Think about a long dirigible. If the weights aboard that big balloon aren't distributed properly, it won't fly level; it'll fly arse-up or arse-down. You can move weights fore or aft to get it level. By bringing it into trim, however, you won't make it rise. It will weigh the same as it did before and will need the same amount of gas to stay level.

Now that the real point has been made and discussed, and my comments are unlikely to confuse the main topic, I can safely toss in my wise-guy nit-picking about airship operations. A dirigible can actually make lift from from tilting the nose up, not as a buoyancy effect, but because the shape of the envelope works like a symmetrical airfoil with enormous chord, and a nose up attitude provides a positive angle of attack. With forward motion you can generate lift from the shape. It doesn't have to be much to be helpful, because the lifting gas will take care of most of the load.

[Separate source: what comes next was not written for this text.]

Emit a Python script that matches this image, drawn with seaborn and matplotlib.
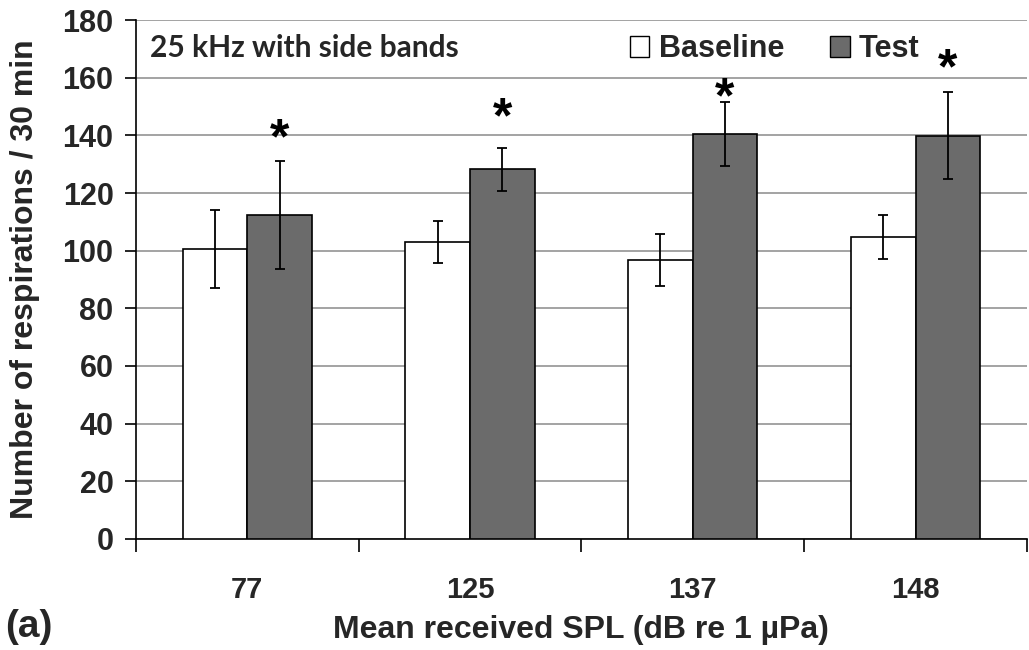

The Zeppelin NT is usually loaded so that it has a net weight of 300-800 pounds (so that it's not quite lighter than air), which is overcome by thrust and this airfoil effect. Loading weight is adjusted with fuel, lead, and/or jettisonable water carried in the cabin structure. For trimming, there are air chambers (ballonets) fore and aft in the envelope that can be pumped up or vented to the surrounding atmosphere to adjust longitudinal balance, so separate trimming weights don't have to be carried or moved around.